▸ **Your task**: Retype each line of the material exactly, please, skipping any picture in it.

▸ **Dataset section**:
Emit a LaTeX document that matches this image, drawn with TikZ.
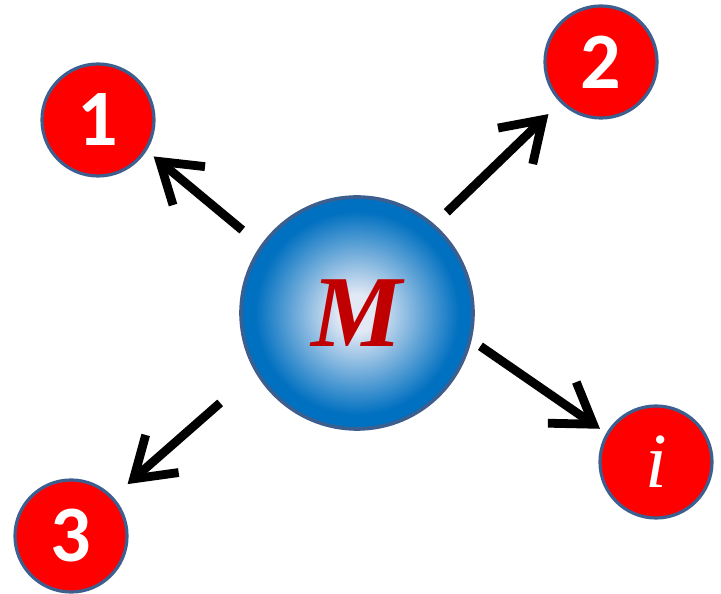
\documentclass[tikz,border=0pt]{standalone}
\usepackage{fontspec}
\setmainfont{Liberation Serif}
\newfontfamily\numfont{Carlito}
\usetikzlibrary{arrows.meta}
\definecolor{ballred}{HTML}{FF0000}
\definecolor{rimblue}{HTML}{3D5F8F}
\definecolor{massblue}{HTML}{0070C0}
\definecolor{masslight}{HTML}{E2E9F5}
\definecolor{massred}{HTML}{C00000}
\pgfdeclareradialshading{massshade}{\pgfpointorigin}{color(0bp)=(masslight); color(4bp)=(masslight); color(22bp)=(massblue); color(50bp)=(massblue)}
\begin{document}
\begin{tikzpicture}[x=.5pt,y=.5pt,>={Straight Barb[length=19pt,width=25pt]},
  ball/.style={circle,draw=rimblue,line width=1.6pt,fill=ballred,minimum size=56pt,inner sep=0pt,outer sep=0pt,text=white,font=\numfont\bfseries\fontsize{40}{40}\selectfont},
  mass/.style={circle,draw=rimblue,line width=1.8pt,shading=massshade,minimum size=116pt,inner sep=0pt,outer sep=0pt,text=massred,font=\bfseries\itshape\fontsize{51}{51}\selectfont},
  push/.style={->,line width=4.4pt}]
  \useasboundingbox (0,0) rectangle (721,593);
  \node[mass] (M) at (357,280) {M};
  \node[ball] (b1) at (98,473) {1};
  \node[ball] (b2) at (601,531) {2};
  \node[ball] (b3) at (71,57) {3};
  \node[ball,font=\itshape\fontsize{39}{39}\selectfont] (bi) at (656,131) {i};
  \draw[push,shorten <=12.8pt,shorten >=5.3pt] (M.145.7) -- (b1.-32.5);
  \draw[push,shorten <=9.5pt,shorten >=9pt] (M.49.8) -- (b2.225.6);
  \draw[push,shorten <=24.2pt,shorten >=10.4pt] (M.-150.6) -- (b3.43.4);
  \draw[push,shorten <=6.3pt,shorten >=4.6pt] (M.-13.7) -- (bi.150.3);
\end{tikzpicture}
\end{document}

▸ **Response to the exercise**:
Emit a LaTeX document that matches this image, drawn with TikZ.
\documentclass[tikz,border=0pt]{standalone}
\usepackage{fontspec}
\setmainfont{Liberation Serif}
\newfontfamily\numfont{Carlito}
\usetikzlibrary{arrows.meta}
\definecolor{ballred}{HTML}{FF0000}
\definecolor{rimblue}{HTML}{3D5F8F}
\definecolor{massblue}{HTML}{0070C0}
\definecolor{masslight}{HTML}{E2E9F5}
\definecolor{massred}{HTML}{C00000}
\pgfdeclareradialshading{massshade}{\pgfpointorigin}{color(0bp)=(masslight); color(4bp)=(masslight); color(22bp)=(massblue); color(50bp)=(massblue)}
\begin{document}
\begin{tikzpicture}[x=.5pt,y=.5pt,>={Straight Barb[length=19pt,width=25pt]},
  ball/.style={circle,draw=rimblue,line width=1.6pt,fill=ballred,minimum size=56pt,inner sep=0pt,outer sep=0pt,text=white,font=\numfont\bfseries\fontsize{40}{40}\selectfont},
  mass/.style={circle,draw=rimblue,line width=1.8pt,shading=massshade,minimum size=116pt,inner sep=0pt,outer sep=0pt,text=massred,font=\bfseries\itshape\fontsize{51}{51}\selectfont},
  push/.style={->,line width=4.4pt}]
  \useasboundingbox (0,0) rectangle (721,593);
  \node[mass] (M) at (357,280) {M};
  \node[ball] (b1) at (98,473) {1};
  \node[ball] (b2) at (601,531) {2};
  \node[ball] (b3) at (71,57) {3};
  \node[ball,font=\itshape\fontsize{39}{39}\selectfont] (bi) at (656,131) {i};
  \draw[push,shorten <=12.8pt,shorten >=5.3pt] (M.145.7) -- (b1.-32.5);
  \draw[push,shorten <=9.5pt,shorten >=9pt] (M.49.8) -- (b2.225.6);
  \draw[push,shorten <=24.2pt,shorten >=10.4pt] (M.-150.6) -- (b3.43.4);
  \draw[push,shorten <=6.3pt,shorten >=4.6pt] (M.-13.7) -- (bi.150.3);
\end{tikzpicture}
\end{document}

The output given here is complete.